Now, if things are setup correctly, one also has $x\in\|A\|$ as well as $\|A\|\subseteq P$ for every variable $x$ and every type $A$, which implies that every term belongs to the pole by adequacy, i.e., every term "behaves well".
I am sure that this works for weak normalization, i.e., one may take $P$ to be the set of weakly normalizing terms (which is closed under $\beta$-expansion) and immediately obtain weak normalization of the simply-typed $\lambda$-calculus with sums. For strong normalization, some kind of hack is needed, because $\beta$-expanding a strongly normalizable term does not necessarily yield a strongly normalizable term, but I'm sure that a suitable definition will make things work.
This "reducibility by duality" may be found already in Girard's Linear logic paper (1987), although I'm not sure he is the one who introduced it. It has been used by many authors since then and of course it easily extends to higher order quantification. In particular, the above presentation is adapted from Krivine, who uses it as the basis of his classical realizablity theory (see his many papers on the subject, all available on his web page).
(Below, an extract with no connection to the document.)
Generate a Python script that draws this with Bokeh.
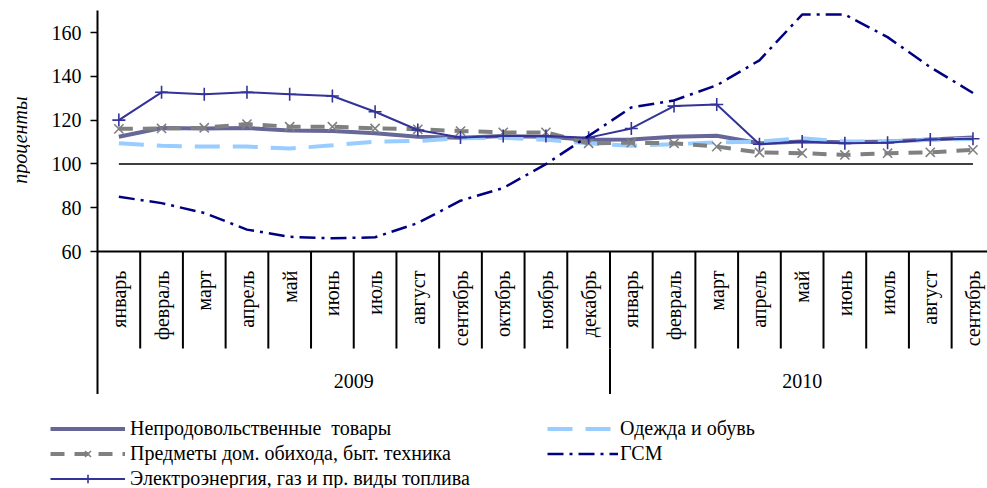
import math
from bokeh.plotting import figure
from bokeh.layouts import column, row
from bokeh.models import (Range1d, FixedTicker, Span, Legend, LegendItem,
                          ColumnDataSource)
from bokeh.core.properties import value
from bokeh.embed import file_html
from bokeh.resources import INLINE

# ---------------- data ----------------
YEARS = ["2009", "2010"]
MONTHS_2009 = ["январь", "февраль", "март", "апрель", "май", "июнь", "июль",
               "август", "сентябрь", "октябрь", "ноябрь", "декабрь"]
MONTHS_2010 = ["январь", "февраль", "март", "апрель", "май", "июнь", "июль",
               "август", "сентябрь"]

NONFOOD = [112.4, 116.4, 116.2, 116.4, 115.3, 115.0, 114.0, 112.4, 112.0, 112.7, 112.4,
           111.0, 111.2, 112.4, 112.9, 109.4, 110.2, 109.9, 110.2, 111.2, 112.1]
CLOTHING = [109.4, 108.3, 107.9, 107.9, 107.0, 108.5, 110.2, 110.5, 111.7, 111.9, 111.0,
            109.4, 108.3, 109.0, 109.8, 110.2, 111.7, 110.2, 110.2, 111.0, 111.4]
HOUSEHOLD = [116.0, 116.2, 116.5, 118.2, 117.0, 117.0, 116.2, 115.8, 115.0, 114.4, 114.4,
             109.4, 109.7, 109.4, 107.9, 105.2, 104.9, 104.1, 104.9, 105.3, 106.4]
ENERGY = [120.0, 132.7, 131.8, 132.7, 131.8, 131.0, 123.8, 115.5, 112.1, 112.7, 112.7,
          112.0, 116.2, 126.4, 127.1, 109.0, 110.2, 109.4, 109.7, 111.2, 111.5]
FUEL = [85.0, 82.1, 77.6, 70.0, 66.7, 66.0, 66.5, 73.0, 83.2, 89.0, 99.9,
        112.8, 125.8, 129.0, 135.9, 147.3, 168.2, 168.2, 157.9, 144.2, 132.4]

SERIES_NAMES = ["Непродовольственные  товары", "Одежда и обувь",
                "Предметы дом. обихода, быт. техника", "ГСМ",
                "Электроэнергия, газ и пр. виды топлива"]
Y_TICKS = [60, 80, 100, 120, 140, 160]
BASE_LEVEL = 100
Y_LABEL = "проценты"

# ---------------- styles / layout ----------------
FONT = "Liberation Serif"
AXIS_FONT = "Times New Roman"
FS = "20px"
Y_TOP = 170.05
Y_BOTTOM = -5.29
X_START = -0.5
X_END = 20.34
DIV_BOTTOM = 15.7
MONTH_LABEL_Y = 51.3
YEAR_LABEL_Y = 1.1

STY = {
    "nonfood": dict(line_color="#666699", line_width=4),
    "clothing": dict(line_color="#99CCFF", line_width=4, line_dash="25 13"),
    "household": dict(line_color="#808080", line_width=4, line_dash="14 10"),
    "household_m": dict(marker="x", size=13, line_color="#808080", line_width=1.6),
    "energy": dict(line_color="#333399", line_width=2),
    "energy_m": dict(marker="cross", size=13, line_color="#333399", line_width=1.6),
    "fuel": dict(line_color="#000080", line_width=2.5, line_dash="16 6 3 6"),
}

months = MONTHS_2009 + MONTHS_2010
xs = list(range(len(months)))
groups = [MONTHS_2009, MONTHS_2010]

src = ColumnDataSource(dict(x=xs, nonfood=NONFOOD, clothing=CLOTHING,
                            household=HOUSEHOLD, energy=ENERGY, fuel=FUEL))

# ---------------- y-label strip ----------------
LBL_W = 30
H_MAIN = 394
lf = figure(width=LBL_W, height=H_MAIN, output_backend="svg", toolbar_location=None,
            x_range=Range1d(0, LBL_W), y_range=Range1d(0, H_MAIN),
            x_axis_location=None, y_axis_location=None, min_border=0)
lf.outline_line_color = None
lf.grid.visible = False
lf.text(x=[19], y=[H_MAIN - 133], text=[Y_LABEL], angle=math.pi / 2,
        text_align="center", text_baseline="middle", text_font=value(FONT),
        text_font_size=FS, text_font_style="italic", text_color="black")

# ---------------- main chart ----------------
p = figure(width=987 - LBL_W, height=H_MAIN, output_backend="svg", toolbar_location=None,
           x_range=Range1d(X_START, X_END), y_range=Range1d(Y_BOTTOM, Y_TOP),
           x_axis_location=None, min_border_left=97 - LBL_W, min_border_right=0,
           min_border_top=10, min_border_bottom=0)
p.outline_line_color = None
p.grid.visible = False

ya = p.yaxis[0]
ya.ticker = FixedTicker(ticks=Y_TICKS)
ya.axis_line_color = "black"
ya.axis_line_width = 2
ya.major_tick_line_color = "black"
ya.major_tick_line_width = 1.5
ya.major_tick_out = 7
ya.major_tick_in = 0
ya.minor_tick_line_color = None
ya.major_label_standoff = 9
ya.major_label_text_font = AXIS_FONT
ya.major_label_text_font_style = "normal"
ya.major_label_text_font_size = FS
ya.major_label_text_color = "black"

# category axis baseline
p.add_layout(Span(location=Y_TICKS[0], dimension="width", line_color="black", line_width=2))

# month dividers
div_x = [i - 0.5 for i in range(1, len(months))]
p.segment(x0=div_x, x1=div_x, y0=[Y_TICKS[0]] * len(div_x), y1=[DIV_BOTTOM] * len(div_x),
          line_color="black", line_width=2)
# year dividers and year label positions
year_div, year_x, start = [], [], 0
for g in groups:
    year_x.append(start + (len(g) - 1) / 2.0)
    start += len(g)
    if g is not groups[-1]:
        year_div.append(start - 0.5)
p.segment(x0=year_div, x1=year_div, y0=[DIV_BOTTOM] * len(year_div),
          y1=[Y_BOTTOM] * len(year_div), line_color="black", line_width=2)

p.text(x=xs, y=[MONTH_LABEL_Y] * len(xs), text=months, angle=math.pi / 2,
       text_align="right", text_baseline="middle", text_font=value(FONT),
       text_font_size=FS, text_color="black")
p.text(x=year_x, y=[YEAR_LABEL_Y] * len(year_x), text=YEARS, text_align="center",
       text_baseline="middle", text_font=value(FONT), text_font_size=FS,
       text_color="black")

# base 100 line
p.segment(x0=[xs[0]], x1=[xs[-1]], y0=[BASE_LEVEL], y1=[BASE_LEVEL],
          line_color="black", line_width=1.5)

# series
p.line("x", "nonfood", source=src, **STY["nonfood"])
p.line("x", "clothing", source=src, **STY["clothing"])
p.line("x", "household", source=src, **STY["household"])
p.scatter("x", "household", source=src, **STY["household_m"])
p.line("x", "energy", source=src, **STY["energy"])
p.scatter("x", "energy", source=src, **STY["energy_m"])
p.line("x", "fuel", source=src, **STY["fuel"])

# ---------------- legend strip ----------------
# the legend strip re-uses the series source; its ranges keep the lines out of view
H_LEG = 488 - H_MAIN
lg = figure(width=987, height=H_LEG, output_backend="svg", toolbar_location=None,
            x_range=Range1d(0, 1), y_range=Range1d(0, 1),
            x_axis_location=None, y_axis_location=None, min_border=0)
lg.outline_line_color = None
lg.grid.visible = False
d_nonfood = lg.line("x", "nonfood", source=src, **STY["nonfood"])
d_cloth = lg.line("x", "clothing", source=src, **STY["clothing"])
d_house = lg.line("x", "household", source=src, **STY["household"])
d_house_m = lg.scatter("x", "household", source=src, **STY["household_m"])
d_energy = lg.line("x", "energy", source=src, **STY["energy"])
d_energy_m = lg.scatter("x", "energy", source=src, **STY["energy_m"])
d_fuel = lg.line("x", "fuel", source=src, **STY["fuel"])


def mk_legend(items, loc, gw, standoff):
    return Legend(items=items, location=loc, orientation="vertical",
                  label_text_font=FONT, label_text_font_size=FS, label_text_color="black",
                  glyph_width=gw, glyph_height=21, label_height=21,
                  label_standoff=standoff, spacing=2, padding=0, margin=0,
                  border_line_color=None, background_fill_alpha=0)


leg1 = mk_legend([LegendItem(label=SERIES_NAMES[0], renderers=[d_nonfood]),
                  LegendItem(label=SERIES_NAMES[2], renderers=[d_house, d_house_m]),
                  LegendItem(label=SERIES_NAMES[4], renderers=[d_energy, d_energy_m])],
                 (50, -2), 75, 5)
leg2 = mk_legend([LegendItem(label=SERIES_NAMES[1], renderers=[d_cloth]),
                  LegendItem(label=SERIES_NAMES[3], renderers=[d_fuel])],
                 (547, 23), 71, 2)
lg.add_layout(leg1)
lg.add_layout(leg2)

layout = column(row(lf, p, spacing=0), lg, spacing=0)
open("out.html", "w").write(file_html(layout, INLINE))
Guillaume's answer is correct, that is you may define the candidate for $A+B$ as the smallest set containing $$ \mathrm{inl}(a)\ a\in R_A(a)$$ $$ \mathrm{inr}(b)\ b\in R_B(b)$$
and which is a candidate, i.e. closed under anti-reductions and inclusion of neutral terms. But it is possible to define an "elim" candidate as well which states that $t$ is "well behaved in elimination contexts". This would look something like:
$$R_{A+B}(t)\Longleftrightarrow \forall C\ l\ r, R_{A\rightarrow C}(l)\wedge R_{B\rightarrow C}(r)\Longrightarrow R_C(\mathrm{case}\ t\ \mathrm{of}\ \mathrm{inl} \Rightarrow l,\mathrm{inr}\Rightarrow r)$$
This is a little impredicative, since nothing forces $C$ to be simpler than $A+B$, but that's ok: impredicative definitions can be done by taking the intersection of all "candidate" relations $R_T$! This is exactly the trick for defining interpretations for system $F$.